Setting the scene: sarcoma diagnosis and treatment

Setting the scene: sarcoma diagnosis and treatment

July marks Sarcoma Awareness Month and the 10th anniversary of the bone and soft tissue cancer charity, Sarcoma UK. To mark their anniversary, the charity is reflecting on its progress, celebrating its achievements and looking ahead to a future where everyone affected by sarcoma cancer has the treatment, care and support they need.


Sarcoma represents 1.4% of all cancers and 15 people are diagnosed with sarcoma every day in the UK, which is about 5,300 people a year.[1] 

Sarcoma is hard to diagnose and hard to treat, which is why it is vital that people are referred to a sarcoma specialist team as soon as possible.

More research needs to be done to fully understand how these cancers develop and spread and how best to diagnose and treat them. People can survive sarcoma if their cancer is diagnosed early when treatments can be effective and before the sarcoma has spread to other parts of the body.

Last year, Sarcoma UK produced Delays Cost Lives, a report highlighting how poor awareness of symptoms among the public and healthcare professionals (HCPs), made worse by a complex diagnostic pathway, means that sarcomas often go misdiagnosed or are simply ignored and dismissed.

Delays to sarcoma diagnosis cost lives. Early diagnosis is one of the key drivers for improving survival. The earlier a sarcoma is diagnosed, the more likely treatment is to be successful. One of the reasons for this is that there is an increased range of treatment options available to patients as they are more likely to meet health criteria for clinical trials.

Early diagnosis aims to catch cancer sooner and reduce the number of patients who are diagnosed at a later stage. The majority of people are diagnosed when their sarcoma is about the size of a large tin of baked beans (10cm).​

It is commonly accepted that Stages 1 and 2 are considered to be early stages, as the cancer has not spread to anywhere else in the body. Once the cancer has spread then chances of survival significantly decrease and is less likely that patients will have curative treatment.

Some of the key findings, taken from the National Sarcoma Survey 2020 highlighted in the report, include:

  • Almost a third (30%) of sarcoma patients in the UK who responded to the charity’s National Sarcoma Survey 2020, said they waited six months to receive an accurate diagnosis of their cancer after first seeing their HCP. One in six sarcoma patients (17%) in the UK waited more than a year for an accurate diagnosis.
  • A third of sarcoma patients (35%) had to see an HCP more than three times before they were referred for further tests.
  • Poor public and healthcare professional awareness of sarcoma and its symptoms, and a complex referral/diagnostic pathway is potentially costing lives.

Hope from clinical trials

Jane Lochrie, a wife and mum of two from East Kilbride, Scotland, had a GIST tumour removed in May 2016. Jane went on a clinical trial testing avapritinib, which she responded  well to; her tumour shrunk by a huge amount and she will be on the drug indefinitely.

Originally, it was suspected that she might have ovarian cancer and she was to have a hysterectomy.
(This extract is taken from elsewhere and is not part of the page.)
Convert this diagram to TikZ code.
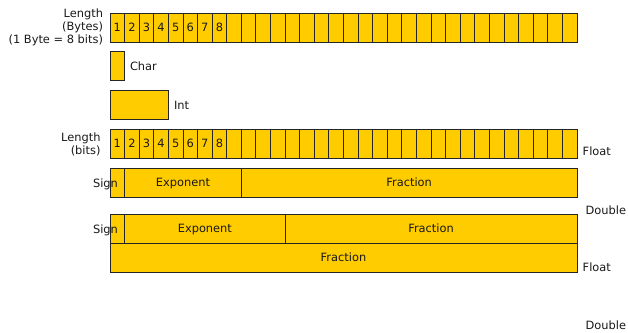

However, when she was operated on, they found a tumour on the tummy weighing in at 4.5 kilos and 40cm long.

Jane says: “The doctors told me I was just fat! Other people thought I was pregnant… We all want a cure for cancer and less destructive treatments for patients. A clinical trial was my only option of getting control of my cancer. More than that, it enables consultants and scientists a way to get information and results about sarcoma treatment they so desperately need. So, I knew that whatever happened to me – this trial was good, it was the right thing to do.”
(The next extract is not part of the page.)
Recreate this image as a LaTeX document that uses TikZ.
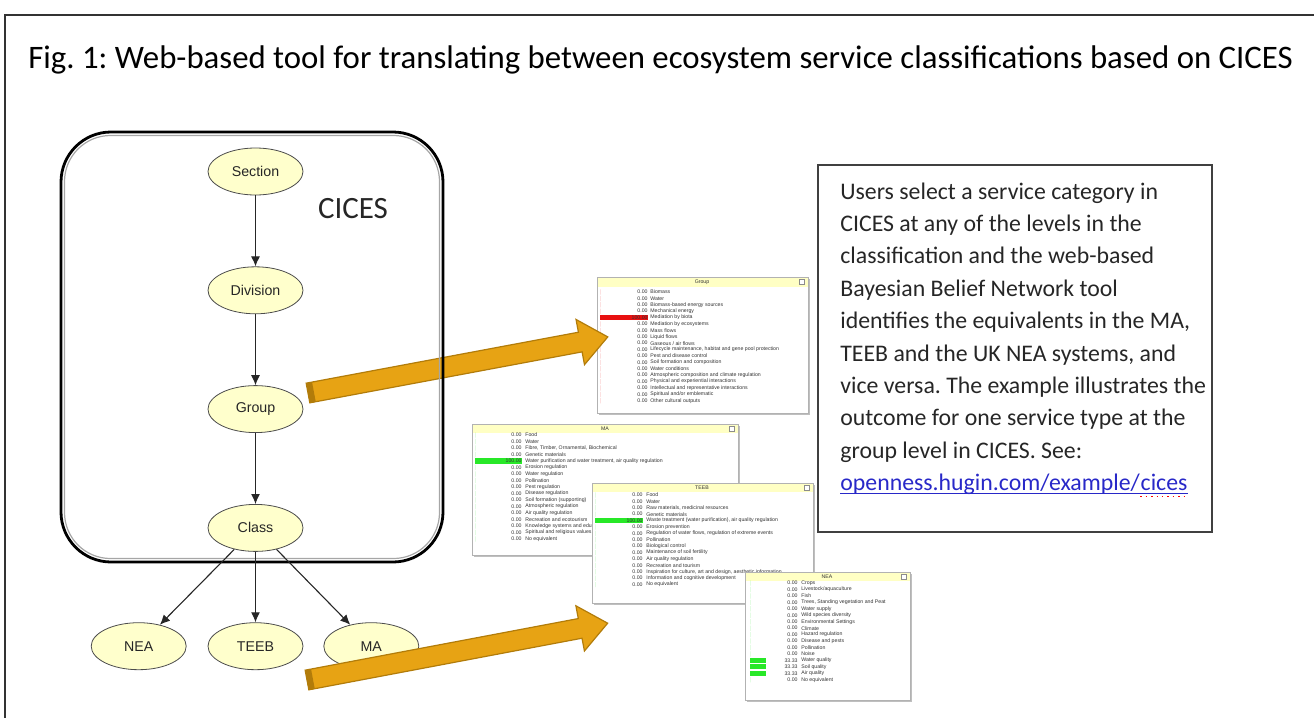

Without access to treatment, Jane’s sarcoma will return. Jane says: “My hope for the future is to stay cancer free, but this trial for avapritinib will help everyone affected by sarcoma so, I just fight on, fighting the good fight.”
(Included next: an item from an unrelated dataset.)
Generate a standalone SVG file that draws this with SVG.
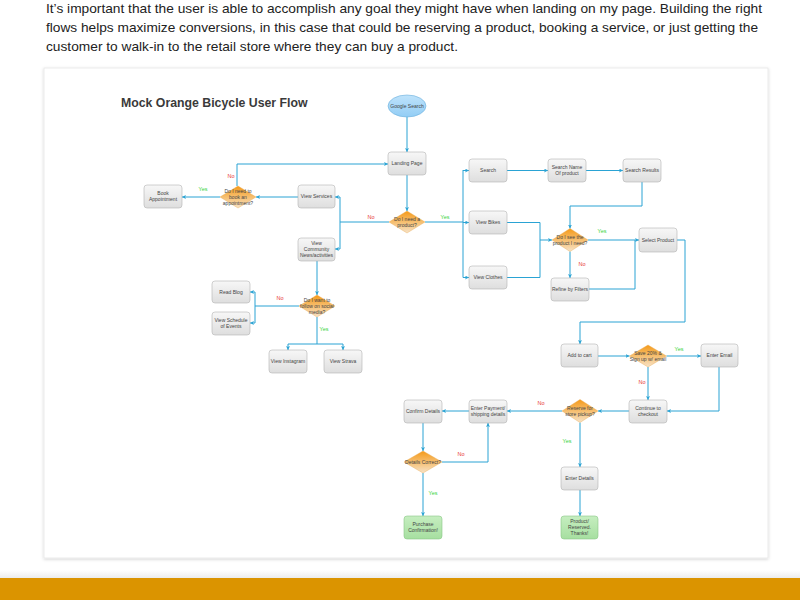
<svg xmlns="http://www.w3.org/2000/svg" width="800" height="600" viewBox="0 0 800 600">
<defs>
<linearGradient id="gBox" x1="0" y1="0" x2="0" y2="1"><stop offset="0" stop-color="#f7f7f7"/><stop offset="1" stop-color="#dedede"/></linearGradient>
<linearGradient id="gDia" x1="0" y1="0" x2="0" y2="1"><stop offset="0" stop-color="#f59a18"/><stop offset="1" stop-color="#f7e3c8"/></linearGradient>
<linearGradient id="gGreen" x1="0" y1="0" x2="0" y2="1"><stop offset="0" stop-color="#c6eec0"/><stop offset="1" stop-color="#a6dfa0"/></linearGradient>
<linearGradient id="gEll" x1="0" y1="0" x2="0" y2="1"><stop offset="0" stop-color="#bfe3fb"/><stop offset="1" stop-color="#92cdf5"/></linearGradient>
<linearGradient id="gShade" x1="0" y1="0" x2="0" y2="1"><stop offset="0" stop-color="#ffffff"/><stop offset="1" stop-color="#ececec"/></linearGradient>
<filter id="sh" x="-5%" y="-5%" width="110%" height="110%"><feDropShadow dx="0" dy="1" stdDeviation="1.5" flood-color="#000" flood-opacity="0.18"/></filter>
<marker id="ar" viewBox="0 0 6 6" refX="6" refY="3" markerWidth="4" markerHeight="4" markerUnits="userSpaceOnUse" orient="auto"><path d="M0,0 L6,3 L0,6 L1.5,3 z" fill="#2aa3d4"/></marker>
<style>
.para{font-family:"Liberation Sans",Arial,sans-serif;font-size:13px;fill:#222}
.title{font-family:"Liberation Sans",Arial,sans-serif;font-size:12.3px;font-weight:bold;fill:#3a3a3a}
.box{fill:url(#gBox);stroke:#b4b4b4;stroke-width:0.6}
.grn{fill:url(#gGreen);stroke:#8ac886;stroke-width:0.6}
.dia{fill:url(#gDia);stroke:#e8a850;stroke-width:0.4}
.t{font-family:"Liberation Sans",Arial,sans-serif;font-size:5px;fill:#444;text-anchor:middle}
.c path{fill:none;stroke:#2aa3d4;stroke-width:1}
.yes{font-family:"Liberation Sans",Arial,sans-serif;font-size:5.5px;fill:#3ad43a;text-anchor:middle}
.no{font-family:"Liberation Sans",Arial,sans-serif;font-size:5.5px;fill:#e83a3a;text-anchor:middle}
</style>
</defs>
<rect x="0" y="0" width="800" height="600" fill="#ffffff"/>
<text class="para" x="46" y="13" textLength="716" lengthAdjust="spacingAndGlyphs">It’s important that the user is able to accomplish any goal they might have when landing on my page. Building the right</text>
<text class="para" x="46" y="32" textLength="712" lengthAdjust="spacingAndGlyphs">flows helps maximize conversions, in this case that could be reserving a product, booking a service, or just getting the</text>
<text class="para" x="46" y="51" textLength="412" lengthAdjust="spacingAndGlyphs">customer to walk-in to the retail store where they can buy a product.</text>
<rect x="44" y="68" width="724" height="490" fill="#ffffff" stroke="#e6e6e6" stroke-width="0.8" filter="url(#sh)"/>
<rect x="0" y="570" width="800" height="8" fill="url(#gShade)"/>
<rect x="0" y="578" width="800" height="22" fill="#db9400"/>
<text class="title" x="121" y="107">Mock Orange Bicycle User Flow</text>

<g class="c" id="connectors">
<path d="M407 117 V152" marker-end="url(#ar)"/>
<path d="M407 175 V211" marker-end="url(#ar)"/>
<path d="M389 222 H340"/>
<path d="M340 197 V249"/>
<path d="M340 197 H335" marker-end="url(#ar)"/>
<path d="M340 249 H335" marker-end="url(#ar)"/>
<path d="M425 222 H463"/>
<path d="M463 170 V277.5"/>
<path d="M463 170.5 H469" marker-end="url(#ar)"/>
<path d="M463 222.5 H469" marker-end="url(#ar)"/>
<path d="M463 277.5 H469" marker-end="url(#ar)"/>
<path d="M298 197 H256" marker-end="url(#ar)"/>
<path d="M220 197 H182" marker-end="url(#ar)"/>
<path d="M237 186 V164 H388" marker-end="url(#ar)"/>
<path d="M317 261 V295" marker-end="url(#ar)"/>
<path d="M299 306 H255"/>
<path d="M255 292 V323"/>
<path d="M255 292 H250" marker-end="url(#ar)"/>
<path d="M255 323 H250" marker-end="url(#ar)"/>
<path d="M317 317 V344"/>
<path d="M288 344 H343"/>
<path d="M288 344 V350" marker-end="url(#ar)"/>
<path d="M343 344 V350" marker-end="url(#ar)"/>
<path d="M507 170.5 H548" marker-end="url(#ar)"/>
<path d="M586 170.5 H623" marker-end="url(#ar)"/>
<path d="M642 182 V206 H570 V228.5" marker-end="url(#ar)"/>
<path d="M507 222.5 H540 V277.5 H507"/>
<path d="M540 240 H552" marker-end="url(#ar)"/>
<path d="M588 240 H639" marker-end="url(#ar)"/>
<path d="M570 251.5 V278" marker-end="url(#ar)"/>
<path d="M589 289 H635 V240"/>
<path d="M677 240 H685 V322 H580 V344" marker-end="url(#ar)"/>
<path d="M598 356 H629.5" marker-end="url(#ar)"/>
<path d="M666.5 356 H701" marker-end="url(#ar)"/>
<path d="M648 367 V400" marker-end="url(#ar)"/>
<path d="M719 367 V411 H667" marker-end="url(#ar)"/>
<path d="M629 411 H598" marker-end="url(#ar)"/>
<path d="M562 411 H507" marker-end="url(#ar)"/>
<path d="M469 411 H442" marker-end="url(#ar)"/>
<path d="M423 423 V451" marker-end="url(#ar)"/>
<path d="M442 462 H488 V423" marker-end="url(#ar)"/>
<path d="M423 473 V516" marker-end="url(#ar)"/>
<path d="M580 422.5 V467" marker-end="url(#ar)"/>
<path d="M580 490 V516" marker-end="url(#ar)"/>
</g>

<g id="labels">
<text class="no" x="371" y="219">No</text>
<text class="yes" x="445" y="219">Yes</text>
<text class="yes" x="203" y="191">Yes</text>
<text class="no" x="231" y="178">No</text>
<text class="no" x="280" y="300">No</text>
<text class="yes" x="324" y="331">Yes</text>
<text class="yes" x="602" y="233">Yes</text>
<text class="no" x="582" y="266">No</text>
<text class="yes" x="679" y="351">Yes</text>
<text class="no" x="642" y="384">No</text>
<text class="no" x="541" y="405">No</text>
<text class="no" x="461" y="456">No</text>
<text class="yes" x="433" y="495">Yes</text>
<text class="yes" x="567" y="443">Yes</text>
</g>

<g id="google"><ellipse cx="407" cy="106" rx="19" ry="11" fill="url(#gEll)" stroke="#6aaedc" stroke-width="0.6"/><text class="t" x="407" y="107.8">Google Search</text></g>
<g id="landing"><rect class="box" x="388" y="152" width="38" height="23" rx="3"/><text class="t" x="407" y="165.3">Landing Page</text></g>
<g id="needProduct"><polygon class="dia" points="407,211 425,222 407,233 389,222"/><text class="t" x="407" y="220.5">Do I need a</text><text class="t" x="407" y="226.5">product?</text></g>
<g id="viewServices"><rect class="box" x="298" y="185" width="37" height="23" rx="3"/><text class="t" x="316.5" y="198.3">View Services</text></g>
<g id="viewCommunity"><rect class="box" x="298" y="238" width="37" height="23" rx="3"/><text class="t" x="316.5" y="244.5">View</text><text class="t" x="316.5" y="250.5">Community</text><text class="t" x="316.5" y="256.5">News/activities</text></g>
<g id="bookDiamond"><polygon class="dia" points="238,186 256,197 238,208 220,197"/><text class="t" x="238" y="192.5">Do I need to</text><text class="t" x="238" y="198.5">book an</text><text class="t" x="238" y="204.5">appointment?</text></g>
<g id="bookAppt"><rect class="box" x="144" y="185" width="38" height="23" rx="3"/><text class="t" x="163" y="195">Book</text><text class="t" x="163" y="201">Appointment</text></g>
<g id="socialDiamond"><polygon class="dia" points="317,295 335,306 317,317 299,306"/><text class="t" x="317" y="301.5">Do I want to</text><text class="t" x="317" y="307.5">follow on social</text><text class="t" x="317" y="313.5">media?</text></g>
<g id="readBlog"><rect class="box" x="212" y="281" width="38" height="22" rx="3"/><text class="t" x="231" y="293.8">Read Blog</text></g>
<g id="viewSchedule"><rect class="box" x="212" y="312" width="38" height="23" rx="3"/><text class="t" x="231" y="322">View Schedule</text><text class="t" x="231" y="328">of Events</text></g>
<g id="viewInstagram"><rect class="box" x="269" y="350" width="38" height="23" rx="3"/><text class="t" x="288" y="363.3">View Instagram</text></g>
<g id="viewStrava"><rect class="box" x="324" y="350" width="38" height="23" rx="3"/><text class="t" x="343" y="363.3">View Strava</text></g>
<g id="search"><rect class="box" x="469" y="159" width="38" height="23" rx="3"/><text class="t" x="488" y="172.3">Search</text></g>
<g id="searchName"><rect class="box" x="548" y="159" width="38" height="23" rx="3"/><text class="t" x="567" y="169">Search Name</text><text class="t" x="567" y="175">Of product</text></g>
<g id="searchResults"><rect class="box" x="623" y="159" width="38" height="23" rx="3"/><text class="t" x="642" y="172.3">Search Results</text></g>
<g id="viewBikes"><rect class="box" x="469" y="211" width="38" height="23" rx="3"/><text class="t" x="488" y="224.3">View Bikes</text></g>
<g id="viewClothes"><rect class="box" x="469" y="266" width="38" height="23" rx="3"/><text class="t" x="488" y="279.3">View Clothes</text></g>
<g id="seeDiamond"><polygon class="dia" points="570,228.5 588,240 570,251.5 552,240"/><text class="t" x="570" y="238.5">Do I see the</text><text class="t" x="570" y="244.5">product I need?</text></g>
<g id="refine"><rect class="box" x="551" y="278" width="38" height="23" rx="3"/><text class="t" x="570" y="291.3">Refine by Filters</text></g>
<g id="selectProduct"><rect class="box" x="639" y="228" width="38" height="24" rx="3"/><text class="t" x="658" y="241.8">Select Product</text></g>
<g id="addCart"><rect class="box" x="561" y="344" width="37" height="23" rx="3"/><text class="t" x="579.5" y="357.3">Add to cart</text></g>
<g id="saveDiamond"><polygon class="dia" points="648,345 666.5,356 648,367 629.5,356"/><text class="t" x="648" y="354.5">Save 20% &amp;</text><text class="t" x="648" y="360.5">Sign up w/ email</text></g>
<g id="enterEmail"><rect class="box" x="701" y="344" width="37" height="23" rx="3"/><text class="t" x="719.5" y="357.3">Enter Email</text></g>
<g id="continue"><rect class="box" x="629" y="400" width="38" height="23" rx="3"/><text class="t" x="648" y="410">Continue to</text><text class="t" x="648" y="416">checkout</text></g>
<g id="reserveDiamond"><polygon class="dia" points="580,399.5 598,411 580,422.5 562,411"/><text class="t" x="580" y="409.5">Reserve for</text><text class="t" x="580" y="415.5">store pickup?</text></g>
<g id="enterPayment"><rect class="box" x="469" y="400" width="38" height="23" rx="3"/><text class="t" x="488" y="410">Enter Payment/</text><text class="t" x="488" y="416">shipping details</text></g>
<g id="confirm"><rect class="box" x="404" y="400" width="38" height="23" rx="3"/><text class="t" x="423" y="413.3">Confirm Details</text></g>
<g id="detailsDiamond"><polygon class="dia" points="423,451 442,462 423,473 404,462"/><text class="t" x="423" y="463.8">Details Correct?</text></g>
<g id="purchase"><rect class="grn" x="404" y="516" width="38" height="23" rx="3"/><text class="t" x="423" y="526">Purchase</text><text class="t" x="423" y="532">Confirmation!</text></g>
<g id="enterDetails"><rect class="box" x="561" y="467" width="37" height="23" rx="3"/><text class="t" x="579.5" y="480.3">Enter Details</text></g>
<g id="productReserved"><rect class="grn" x="561" y="516" width="37" height="23" rx="3"/><text class="t" x="579.5" y="523">Product/</text><text class="t" x="579.5" y="529">Reserved.</text><text class="t" x="579.5" y="535">Thanks!</text></g>
</svg>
Bradley Price, Policy and Public Affairs Manager says: “The earlier a sarcoma is diagnosed, the more likely someone is to survive and have a better chance of having curative treatment, but also being able to access the treatments of the future through clinical trials.

“There is a serious need for more effective and kinder sarcoma treatments. Sarcoma UK would like to see more research into new sarcoma treatments, and further compassionate use programmes for medicines undergoing trials, so that those who would otherwise go without are able to access a potentially life-extending treatment.”

Richard Davidson, Chief Executive of Sarcoma UK says: “It’s heart-breaking hearing time and again how sarcoma has devastated the lives of patients, carers and families. We have a unique coming together of multiple factors, a cancer that few have heard of, frequent difficulty in getting diagnosed, limited treatment options and a lack of emotional support. That’s the harsh reality faced by so many people affected by sarcoma and it has to change.

“The pandemic and the subsequent disruption to cancer services will have only made matters worse. Mental health support should be available at regular stages throughout diagnosis and treatment for both patients and carers. They should be signposted to support, emotional or even financial, that is available to them. It’s telling that when we asked family and carers what the biggest improvements to sarcoma services should be, support was the most popular choice.”